Mentors find you. Senior developers notice genuine learners. They offer help, answer questions, share opportunities. You can’t buy this access. But you can earn it by being visible.

The golden rule

Make the thing you wish existed when you were learning.

Don’t optimize for likes or retweets. Write for past you. Keep an almost-daily dev blog written for no one else but yourself.

Others benefiting is bonus. The main audience is future you, reviewing what past you figured out.

What counts as learning exhaust

Swyx’s original list:

The format matters less than consistency. Pick what feels sustainable.

Avoid walled gardens like Slack and Discord for your main output. They’re not searchable. Put your best thinking where Google can index it.

Pick up what they put down

This is the “hack” version of learning in public.

Find people doing work you admire. When they ask for help (“Anyone want to tackle X?”), volunteer. When they release something, try it and give feedback. When they write about a problem, extend their thinking.

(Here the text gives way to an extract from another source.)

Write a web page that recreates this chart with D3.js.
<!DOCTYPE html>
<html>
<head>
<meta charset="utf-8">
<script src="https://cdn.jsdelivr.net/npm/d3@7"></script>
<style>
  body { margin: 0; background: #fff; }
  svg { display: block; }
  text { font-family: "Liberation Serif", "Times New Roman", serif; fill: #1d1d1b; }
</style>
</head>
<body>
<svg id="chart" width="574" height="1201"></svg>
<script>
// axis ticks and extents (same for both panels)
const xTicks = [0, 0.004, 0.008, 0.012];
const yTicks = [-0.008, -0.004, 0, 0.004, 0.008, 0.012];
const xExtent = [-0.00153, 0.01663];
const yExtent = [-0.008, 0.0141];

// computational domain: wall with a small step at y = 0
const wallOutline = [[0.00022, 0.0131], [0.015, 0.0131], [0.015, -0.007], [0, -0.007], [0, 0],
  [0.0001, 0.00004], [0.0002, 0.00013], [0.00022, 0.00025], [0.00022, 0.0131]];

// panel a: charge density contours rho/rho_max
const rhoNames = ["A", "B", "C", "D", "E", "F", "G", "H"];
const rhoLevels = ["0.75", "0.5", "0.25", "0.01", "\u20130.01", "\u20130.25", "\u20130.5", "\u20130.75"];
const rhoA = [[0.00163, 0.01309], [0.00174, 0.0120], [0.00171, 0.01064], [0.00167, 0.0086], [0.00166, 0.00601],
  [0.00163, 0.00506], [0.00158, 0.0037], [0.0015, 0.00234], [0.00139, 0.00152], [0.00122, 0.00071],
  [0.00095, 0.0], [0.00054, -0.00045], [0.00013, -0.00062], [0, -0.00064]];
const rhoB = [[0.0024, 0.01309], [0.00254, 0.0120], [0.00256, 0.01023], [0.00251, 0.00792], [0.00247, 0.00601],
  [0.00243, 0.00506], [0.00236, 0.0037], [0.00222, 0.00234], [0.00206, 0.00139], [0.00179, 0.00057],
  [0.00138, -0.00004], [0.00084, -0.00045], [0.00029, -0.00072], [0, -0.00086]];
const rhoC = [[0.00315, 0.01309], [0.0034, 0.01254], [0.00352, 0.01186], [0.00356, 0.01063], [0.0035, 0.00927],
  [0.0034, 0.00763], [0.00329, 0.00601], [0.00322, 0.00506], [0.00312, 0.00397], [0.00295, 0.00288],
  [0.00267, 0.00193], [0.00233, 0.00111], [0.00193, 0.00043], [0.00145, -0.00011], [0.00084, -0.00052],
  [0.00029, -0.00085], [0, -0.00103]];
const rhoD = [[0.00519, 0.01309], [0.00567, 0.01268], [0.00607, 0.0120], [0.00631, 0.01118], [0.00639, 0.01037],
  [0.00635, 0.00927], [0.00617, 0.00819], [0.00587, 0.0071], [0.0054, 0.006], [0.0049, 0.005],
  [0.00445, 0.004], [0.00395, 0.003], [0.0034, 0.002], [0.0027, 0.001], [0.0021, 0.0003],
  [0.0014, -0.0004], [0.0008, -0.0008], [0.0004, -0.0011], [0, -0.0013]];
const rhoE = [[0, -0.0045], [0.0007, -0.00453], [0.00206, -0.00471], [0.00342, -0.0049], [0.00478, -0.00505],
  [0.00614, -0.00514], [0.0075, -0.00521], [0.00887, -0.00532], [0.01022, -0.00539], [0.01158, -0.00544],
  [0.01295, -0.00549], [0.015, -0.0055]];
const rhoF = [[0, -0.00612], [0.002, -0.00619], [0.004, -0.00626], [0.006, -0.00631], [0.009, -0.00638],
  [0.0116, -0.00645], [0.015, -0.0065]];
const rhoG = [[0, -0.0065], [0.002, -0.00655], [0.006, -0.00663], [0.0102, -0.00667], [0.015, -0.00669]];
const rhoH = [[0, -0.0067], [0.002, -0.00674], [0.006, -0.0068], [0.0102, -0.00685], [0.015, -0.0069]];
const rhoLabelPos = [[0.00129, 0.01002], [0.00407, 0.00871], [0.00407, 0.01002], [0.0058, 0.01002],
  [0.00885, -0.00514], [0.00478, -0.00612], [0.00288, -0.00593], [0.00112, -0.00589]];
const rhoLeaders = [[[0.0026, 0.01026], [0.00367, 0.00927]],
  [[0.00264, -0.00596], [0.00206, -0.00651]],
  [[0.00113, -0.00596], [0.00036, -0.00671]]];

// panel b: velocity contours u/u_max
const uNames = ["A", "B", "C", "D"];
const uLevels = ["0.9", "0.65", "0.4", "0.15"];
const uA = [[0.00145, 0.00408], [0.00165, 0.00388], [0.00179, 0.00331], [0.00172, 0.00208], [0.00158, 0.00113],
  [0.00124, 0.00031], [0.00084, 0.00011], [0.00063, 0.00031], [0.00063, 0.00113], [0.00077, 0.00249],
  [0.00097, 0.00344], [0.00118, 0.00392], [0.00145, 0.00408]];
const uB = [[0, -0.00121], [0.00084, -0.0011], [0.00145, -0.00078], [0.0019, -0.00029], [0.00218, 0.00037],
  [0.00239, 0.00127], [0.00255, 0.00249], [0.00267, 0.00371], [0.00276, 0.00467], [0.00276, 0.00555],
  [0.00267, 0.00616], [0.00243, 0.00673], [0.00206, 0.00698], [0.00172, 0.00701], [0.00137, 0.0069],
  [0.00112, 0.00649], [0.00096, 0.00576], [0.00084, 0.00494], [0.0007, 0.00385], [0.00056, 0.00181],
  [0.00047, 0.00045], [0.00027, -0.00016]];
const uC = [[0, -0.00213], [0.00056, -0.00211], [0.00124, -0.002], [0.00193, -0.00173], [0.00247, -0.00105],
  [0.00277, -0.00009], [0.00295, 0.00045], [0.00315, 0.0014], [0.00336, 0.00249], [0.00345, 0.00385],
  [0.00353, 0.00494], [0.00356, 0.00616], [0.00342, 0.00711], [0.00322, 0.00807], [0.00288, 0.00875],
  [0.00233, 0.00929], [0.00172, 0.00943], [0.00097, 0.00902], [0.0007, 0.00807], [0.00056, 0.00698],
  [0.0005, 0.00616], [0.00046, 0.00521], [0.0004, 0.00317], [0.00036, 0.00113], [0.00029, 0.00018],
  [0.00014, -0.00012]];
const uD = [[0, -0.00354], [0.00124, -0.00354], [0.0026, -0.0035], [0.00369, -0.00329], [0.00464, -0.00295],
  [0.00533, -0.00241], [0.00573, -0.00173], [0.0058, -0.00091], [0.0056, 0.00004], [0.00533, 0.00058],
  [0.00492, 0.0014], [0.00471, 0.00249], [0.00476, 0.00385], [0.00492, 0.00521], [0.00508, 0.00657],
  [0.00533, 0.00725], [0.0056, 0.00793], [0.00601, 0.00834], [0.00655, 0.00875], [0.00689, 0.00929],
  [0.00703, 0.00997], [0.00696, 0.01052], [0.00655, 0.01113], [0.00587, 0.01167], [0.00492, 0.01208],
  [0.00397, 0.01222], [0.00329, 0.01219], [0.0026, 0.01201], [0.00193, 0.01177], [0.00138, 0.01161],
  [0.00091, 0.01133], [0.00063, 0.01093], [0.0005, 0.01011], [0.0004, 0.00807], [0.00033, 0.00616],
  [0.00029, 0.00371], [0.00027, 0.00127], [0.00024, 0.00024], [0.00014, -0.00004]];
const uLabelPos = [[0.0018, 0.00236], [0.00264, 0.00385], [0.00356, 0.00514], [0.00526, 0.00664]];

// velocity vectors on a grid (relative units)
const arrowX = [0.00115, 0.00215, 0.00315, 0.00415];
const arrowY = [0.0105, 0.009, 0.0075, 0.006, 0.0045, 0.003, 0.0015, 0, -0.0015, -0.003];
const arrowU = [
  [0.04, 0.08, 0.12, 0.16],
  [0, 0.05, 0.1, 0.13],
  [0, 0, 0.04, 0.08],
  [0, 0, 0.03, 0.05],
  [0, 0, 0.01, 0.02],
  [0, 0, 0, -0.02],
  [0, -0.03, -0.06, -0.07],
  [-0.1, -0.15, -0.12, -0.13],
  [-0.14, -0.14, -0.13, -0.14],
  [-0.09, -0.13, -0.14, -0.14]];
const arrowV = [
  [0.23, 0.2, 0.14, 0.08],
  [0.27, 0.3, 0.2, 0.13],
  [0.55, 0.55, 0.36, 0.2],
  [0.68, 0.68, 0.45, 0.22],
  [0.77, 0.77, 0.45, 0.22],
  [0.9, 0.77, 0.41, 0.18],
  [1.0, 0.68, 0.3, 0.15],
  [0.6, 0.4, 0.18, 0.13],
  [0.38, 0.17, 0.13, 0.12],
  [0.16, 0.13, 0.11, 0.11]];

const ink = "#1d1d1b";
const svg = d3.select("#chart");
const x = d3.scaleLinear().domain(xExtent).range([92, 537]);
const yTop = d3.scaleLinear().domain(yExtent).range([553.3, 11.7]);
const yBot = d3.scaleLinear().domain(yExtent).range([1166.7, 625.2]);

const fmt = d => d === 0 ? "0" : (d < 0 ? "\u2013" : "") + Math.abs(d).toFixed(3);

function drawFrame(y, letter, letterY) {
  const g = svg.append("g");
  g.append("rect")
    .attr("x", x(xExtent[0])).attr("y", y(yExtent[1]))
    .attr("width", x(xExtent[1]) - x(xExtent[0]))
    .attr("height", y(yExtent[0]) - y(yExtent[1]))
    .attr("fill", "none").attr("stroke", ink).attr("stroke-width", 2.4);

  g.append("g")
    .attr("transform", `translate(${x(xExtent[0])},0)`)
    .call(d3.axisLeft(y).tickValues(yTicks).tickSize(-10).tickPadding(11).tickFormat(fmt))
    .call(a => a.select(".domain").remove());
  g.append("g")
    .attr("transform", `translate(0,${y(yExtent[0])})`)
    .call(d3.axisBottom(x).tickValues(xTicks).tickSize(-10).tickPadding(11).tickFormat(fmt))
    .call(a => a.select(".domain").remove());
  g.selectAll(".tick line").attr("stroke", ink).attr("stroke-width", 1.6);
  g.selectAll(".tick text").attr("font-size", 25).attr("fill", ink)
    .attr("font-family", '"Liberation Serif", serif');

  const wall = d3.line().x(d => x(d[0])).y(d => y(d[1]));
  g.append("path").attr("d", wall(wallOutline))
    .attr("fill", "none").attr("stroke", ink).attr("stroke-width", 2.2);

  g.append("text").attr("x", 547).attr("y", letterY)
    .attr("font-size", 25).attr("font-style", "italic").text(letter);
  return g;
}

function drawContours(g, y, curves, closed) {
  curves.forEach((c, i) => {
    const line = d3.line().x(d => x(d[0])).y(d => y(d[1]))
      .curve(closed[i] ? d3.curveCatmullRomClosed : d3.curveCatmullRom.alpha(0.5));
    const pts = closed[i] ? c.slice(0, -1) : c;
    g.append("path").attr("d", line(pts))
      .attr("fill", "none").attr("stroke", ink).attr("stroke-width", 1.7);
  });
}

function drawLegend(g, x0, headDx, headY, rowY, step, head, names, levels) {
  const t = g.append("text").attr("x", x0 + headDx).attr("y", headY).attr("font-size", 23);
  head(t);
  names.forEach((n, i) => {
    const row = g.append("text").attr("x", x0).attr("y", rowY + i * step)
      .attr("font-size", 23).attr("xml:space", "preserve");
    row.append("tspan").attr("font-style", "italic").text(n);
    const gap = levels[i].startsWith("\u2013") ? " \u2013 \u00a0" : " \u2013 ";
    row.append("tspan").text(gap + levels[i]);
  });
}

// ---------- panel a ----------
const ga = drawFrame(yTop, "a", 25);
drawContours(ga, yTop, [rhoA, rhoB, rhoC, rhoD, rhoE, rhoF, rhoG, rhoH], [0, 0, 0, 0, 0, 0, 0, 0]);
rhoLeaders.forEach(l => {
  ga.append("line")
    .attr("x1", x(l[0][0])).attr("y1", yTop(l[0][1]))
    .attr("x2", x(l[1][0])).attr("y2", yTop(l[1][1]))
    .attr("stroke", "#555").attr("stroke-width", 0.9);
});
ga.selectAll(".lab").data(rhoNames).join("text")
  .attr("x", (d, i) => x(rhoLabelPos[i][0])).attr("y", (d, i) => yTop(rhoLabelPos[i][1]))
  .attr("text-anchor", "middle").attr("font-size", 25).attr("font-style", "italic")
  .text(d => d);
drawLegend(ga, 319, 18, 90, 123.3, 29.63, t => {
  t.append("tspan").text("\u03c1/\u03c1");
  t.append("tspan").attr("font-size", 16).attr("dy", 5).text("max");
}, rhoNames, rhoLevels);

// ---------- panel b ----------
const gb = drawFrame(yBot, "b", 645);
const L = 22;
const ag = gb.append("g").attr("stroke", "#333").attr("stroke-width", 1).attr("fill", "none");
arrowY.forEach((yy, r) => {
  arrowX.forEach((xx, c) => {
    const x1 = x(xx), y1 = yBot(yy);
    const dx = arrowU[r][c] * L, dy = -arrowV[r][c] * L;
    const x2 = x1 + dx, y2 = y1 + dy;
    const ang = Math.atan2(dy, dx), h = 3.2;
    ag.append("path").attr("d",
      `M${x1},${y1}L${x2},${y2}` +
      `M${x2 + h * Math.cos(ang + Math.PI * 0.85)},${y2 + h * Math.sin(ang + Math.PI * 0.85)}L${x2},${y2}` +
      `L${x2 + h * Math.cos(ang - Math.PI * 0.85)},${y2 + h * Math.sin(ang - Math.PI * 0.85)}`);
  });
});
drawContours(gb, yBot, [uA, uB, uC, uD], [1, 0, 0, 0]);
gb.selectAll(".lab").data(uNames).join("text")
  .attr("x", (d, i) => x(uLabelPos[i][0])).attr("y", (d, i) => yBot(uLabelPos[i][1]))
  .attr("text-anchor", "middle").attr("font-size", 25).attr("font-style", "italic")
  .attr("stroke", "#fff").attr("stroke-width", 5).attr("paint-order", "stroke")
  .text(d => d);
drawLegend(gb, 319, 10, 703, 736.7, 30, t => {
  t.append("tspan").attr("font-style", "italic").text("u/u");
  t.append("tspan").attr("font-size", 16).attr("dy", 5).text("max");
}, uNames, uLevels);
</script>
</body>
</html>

You help them. They notice you. They teach you. You amplify what they teach. Everyone wins.

This works because senior engineers are busy. They have more ideas than time. If you can execute on their ideas, they’ll invest in you.

The beginner’s advantage

“Why would anyone help me? There are so many junior developers.”

Because you have a beginner’s mind. You see problems experts have gone blind to. You can explain things at a level experts can’t reach anymore.

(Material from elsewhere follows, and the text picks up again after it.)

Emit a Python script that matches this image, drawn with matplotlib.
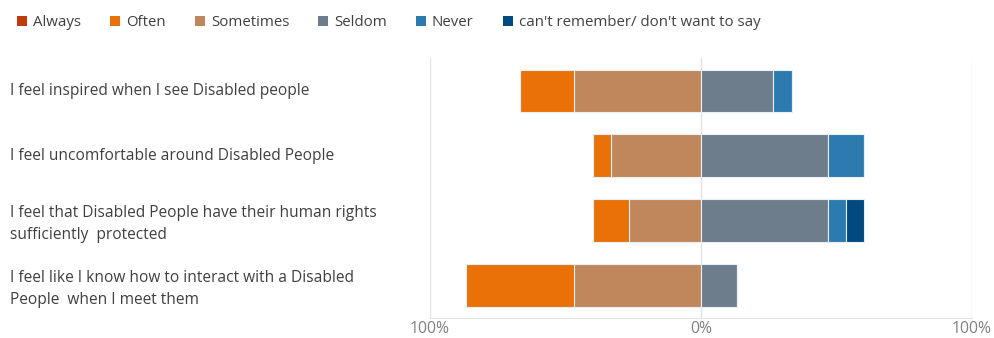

When someone teaches you, they teach everyone reading your output. You’re a force multiplier for their knowledge.

Handle being wrong

You will be wrong in public. This is the price of admission.

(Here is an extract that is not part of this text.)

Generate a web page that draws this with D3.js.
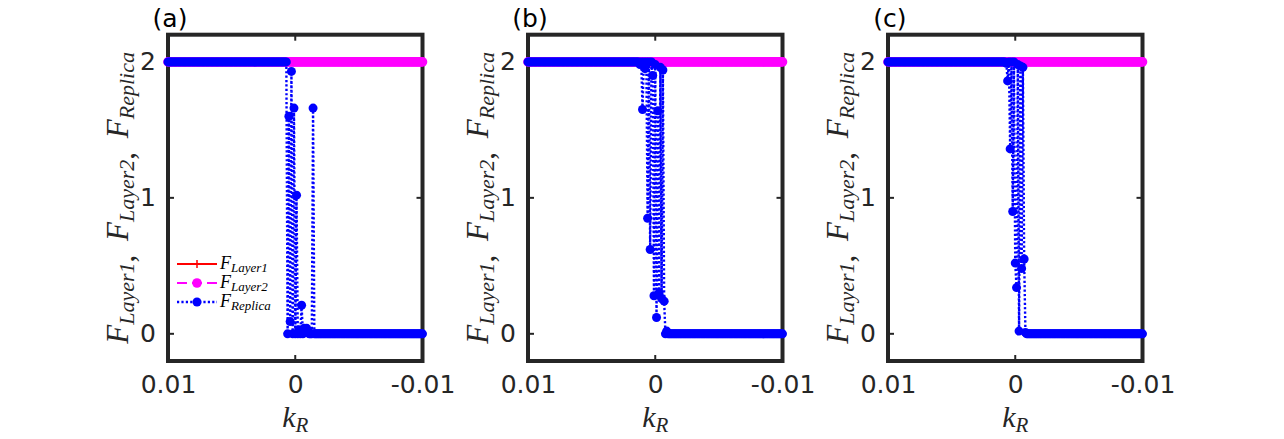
<!DOCTYPE html>
<html><head><meta charset="utf-8">
<script src="https://cdn.jsdelivr.net/npm/d3@7"></script>
<style>body{margin:0;background:#fff;} svg{display:block}</style>
</head><body><svg id="chart" width="1284" height="439"></svg>
<script>
// ---------- data ----------
const panelLabels = ["(a)", "(b)", "(c)"];
const xTickValues = [0.01, 0, -0.01];
const xTickLabels = ["0.01", "0", "-0.01"];
const yTickValues = [0, 1, 2];
const yTickLabels = ["0", "1", "2"];
const seriesNames = ["Layer1", "Layer2", "Replica"];
// k_R sampling grid: 201 points from 0.01 down to -0.01
const kRFirst = 0.01, kRLast = -0.01, kRCount = 201;
// series values, run-length encoded as [value, repeat count] along the k_R grid
const layer1Runs = [[2, 201]];
const layer2Runs = [[2, 201]];
const replicaRunsA = [[2, 94], [0, 1], [1.60, 1], [0.09, 1], [1.93, 1], [0, 1], [1.66, 1], [0, 1], [1.02, 1], [0, 1],
  [0.03, 1], [0, 1], [0.21, 1], [0, 1], [0.04, 1], [0.03, 1], [0.04, 1], [0.02, 1], [0, 3], [1.66, 1], [0, 86]];
const replicaRunsB = [[2, 88], [1.98, 1], [2, 1], [1.65, 1], [2, 1], [1.95, 1], [2, 1], [0.85, 1], [2, 1], [0.62, 1],
  [2, 1], [1.90, 1], [0.28, 1], [1.98, 1], [0.12, 1], [1.64, 1], [0.30, 1], [1.96, 1], [0.26, 1], [1.94, 1], [0.24, 1],
  [0, 1], [0.02, 1], [0, 91]];
const replicaRunsC = [[2, 93], [1.99, 1], [1.86, 1], [2, 1], [1.36, 1], [2, 1], [0.90, 1], [2, 1], [0.52, 1], [0.34, 1],
  [1.98, 1], [0.02, 1], [1.97, 1], [0.48, 1], [1.96, 1], [0.55, 1], [0.01, 1], [0, 92]];
const replicaRuns = [replicaRunsA, replicaRunsB, replicaRunsC];

// ---------- helpers ----------
function expandRuns(runs) {
  const out = [];
  runs.forEach(([v, n]) => { for (let j = 0; j < n; j++) out.push(v); });
  return out;
}
const kRGrid = d3.range(kRCount).map(i => kRFirst + (kRLast - kRFirst) * i / (kRCount - 1));
const pairs = vals => vals.map((v, i) => [kRGrid[i], v]);

// ---------- layout ----------
const svg = d3.select("#chart");
const AX = "#262626";
const panelLeft = [168, 528, 888];
const plotW = 254.5, plotTop = 34.7, plotBottom = 361;
const tickFont = "DejaVu Sans, sans-serif";
const mathFont = "Liberation Serif, Times New Roman, serif";

const yScale = d3.scaleLinear().domain([-0.2, 2.2]).range([plotBottom, plotTop]);

panelLabels.forEach((lab, p) => {
  const L = panelLeft[p];
  const x = d3.scaleLinear().domain([0.01, -0.01]).range([L, L + plotW]);
  const y = yScale;
  const g = svg.append("g");

  // box
  g.append("rect").attr("x", L).attr("y", plotTop).attr("width", plotW).attr("height", plotBottom - plotTop)
    .attr("fill", "none").attr("stroke", AX).attr("stroke-width", 4);

  // inward ticks on all sides
  const tl = 6;
  xTickValues.forEach(v => {
    g.append("line").attr("x1", x(v)).attr("x2", x(v)).attr("y1", plotBottom).attr("y2", plotBottom - tl).attr("stroke", AX).attr("stroke-width", 2);
    g.append("line").attr("x1", x(v)).attr("x2", x(v)).attr("y1", plotTop).attr("y2", plotTop + tl).attr("stroke", AX).attr("stroke-width", 2);
  });
  yTickValues.forEach(v => {
    g.append("line").attr("x1", L).attr("x2", L + tl).attr("y1", y(v)).attr("y2", y(v)).attr("stroke", AX).attr("stroke-width", 2);
    g.append("line").attr("x1", L + plotW).attr("x2", L + plotW - tl).attr("y1", y(v)).attr("y2", y(v)).attr("stroke", AX).attr("stroke-width", 2);
  });

  // axes labels via d3 axes
  const xa = g.append("g").attr("transform", `translate(0,${plotBottom})`)
    .call(d3.axisBottom(x).tickValues(xTickValues).tickFormat((d, i) => xTickLabels[i]).tickSize(0).tickPadding(14));
  const ya = g.append("g").attr("transform", `translate(${L},0)`)
    .call(d3.axisLeft(y).tickValues(yTickValues).tickFormat((d, i) => yTickLabels[i]).tickSize(0).tickPadding(12));
  [xa, ya].forEach(a => {
    a.select(".domain").remove();
    a.selectAll("text").attr("font-family", tickFont).attr("font-size", 25).attr("fill", AX);
  });

  // data
  const line = d3.line().x(d => x(d[0])).y(d => y(d[1]));
  const l1 = pairs(expandRuns(layer1Runs));
  const l2 = pairs(expandRuns(layer2Runs));
  const rp = pairs(expandRuns(replicaRuns[p]));

  g.append("path").datum(l1).attr("d", line).attr("fill", "none").attr("stroke", "#ff0000").attr("stroke-width", 2);
  g.append("g").selectAll("path").data(l1).join("path")
    .attr("d", d => `M${x(d[0]) - 4},${y(d[1])}H${x(d[0]) + 4}M${x(d[0])},${y(d[1]) - 4}V${y(d[1]) + 4}`)
    .attr("stroke", "#ff0000").attr("stroke-width", 1.5);

  g.append("path").datum(l2).attr("d", line).attr("fill", "none").attr("stroke", "#ff00ff").attr("stroke-width", 2).attr("stroke-dasharray", "10,5");
  g.append("g").selectAll("circle").data(l2).join("circle")
    .attr("cx", d => x(d[0])).attr("cy", d => y(d[1])).attr("r", 4.8).attr("fill", "#ff00ff");

  g.append("path").datum(rp).attr("d", line).attr("fill", "none").attr("stroke", "#0000ff").attr("stroke-width", 2.4).attr("stroke-dasharray", "2.2,2.2");
  g.append("g").selectAll("circle").data(rp).join("circle")
    .attr("cx", d => x(d[0])).attr("cy", d => y(d[1])).attr("r", 4.5).attr("fill", "#0000ff");

  // panel label
  g.append("text").attr("x", L + 2).attr("y", 27).attr("text-anchor", "middle")
    .attr("font-family", tickFont).attr("font-size", 25).attr("fill", "#000").text(lab);

  // x label k_R
  const xl = g.append("text").attr("x", L + plotW / 2).attr("y", 427).attr("text-anchor", "middle")
    .attr("font-family", mathFont).attr("fill", AX);
  xl.append("tspan").attr("font-size", 30).attr("font-style", "italic").text("k");
  xl.append("tspan").attr("font-size", 21).attr("font-style", "italic").attr("dy", 5).text("R");

  // y label
  const yl = g.append("text").attr("transform", `translate(${L - 40},${(plotTop + plotBottom) / 2}) rotate(-90)`)
    .attr("text-anchor", "middle").attr("font-family", mathFont).attr("fill", AX);
  seriesNames.forEach((nm, i) => {
    yl.append("tspan").attr("font-size", 31).attr("font-style", "italic").attr("dy", i === 0 ? 0 : -6).attr("dx", i === 0 ? 0 : 6).text("F");
    yl.append("tspan").attr("font-size", 22).attr("font-style", "italic").attr("dy", 6).text(nm);
    if (i < seriesNames.length - 1) yl.append("tspan").attr("font-size", 31).attr("dy", 0).text(", ");
  });

  // legend (panel a only)
  if (p === 0) {
    const lg = g.append("g").attr("transform", `translate(${L + 9},0)`);
    const rows = [264, 283, 302];
    const colors = ["#ff0000", "#ff00ff", "#0000ff"];
    const dashes = [null, "10,5", "2.2,2.2"];
    seriesNames.forEach((nm, i) => {
      const ry = rows[i];
      const ln = lg.append("line").attr("x1", 0).attr("x2", 40).attr("y1", ry).attr("y2", ry)
        .attr("stroke", colors[i]).attr("stroke-width", i === 2 ? 2.4 : 2);
      if (dashes[i]) ln.attr("stroke-dasharray", dashes[i]);
      if (i === 0) {
        lg.append("path").attr("d", `M16,${ry}H24M20,${ry - 4}V${ry + 4}`).attr("stroke", colors[i]).attr("stroke-width", 1.5);
      } else {
        lg.append("circle").attr("cx", 20).attr("cy", ry).attr("r", i === 1 ? 4.8 : 4.5).attr("fill", colors[i]);
      }
      const t = lg.append("text").attr("x", 43).attr("y", ry + 5).attr("font-family", mathFont).attr("fill", "#000");
      t.append("tspan").attr("font-size", 18).attr("font-style", "italic").text("F");
      t.append("tspan").attr("font-size", 13).attr("font-style", "italic").attr("dy", 3).text(nm);
    });
  }
});
</script>
</body></html>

The mindset: try your best to be right, but don’t worry when you’re wrong. Wear your inexperience openly. When someone says you got it wrong, thank them. Ask them to explain why. Learn. Update your post.

Getting corrected by the internet is free education from experts who otherwise wouldn’t give you the time of day.

From public learner to paid expert

The progression swyx describes:

  1. You learn in public
  2. People notice genuine effort
  3. They start asking you questions
  4. You answer best you can, escalate what you can’t
  5. Eventually, people want to pay for your help

The timeline varies. But the pattern repeats: visibility creates opportunity.

Connection to digital gardens

Learning in public and digital gardens overlap but differ in emphasis.

Learning in public is a behavior: share what you learn as you learn it. Digital gardens are a format: a growing collection of notes organized by topic, not time.

Many practitioners combine both. They learn in public by tending a digital garden. The garden becomes a persistent knowledge base that compounds over time.

As swyx puts it: “Open source your knowledge.”

What You Can Steal

Start a TIL file. “Today I Learned” entries are low-pressure. One paragraph per day adds up. See the TIL System guide for implementation.

Talk while you code. Explain your thinking during pair programming or screen shares. This builds the muscle for public explanation.

Thank creators who teach you. Reach out to people whose content helped you. Ask a follow-up question. This starts relationships.

Clone projects to understand them. Rebuild tools you use from scratch. Write about what surprised you.

Make PRs to libraries you use. Documentation fixes count. You’re contributing and learning the codebase.

Summarize conferences. Attend talks, write up what you learned. Speakers notice and appreciate this.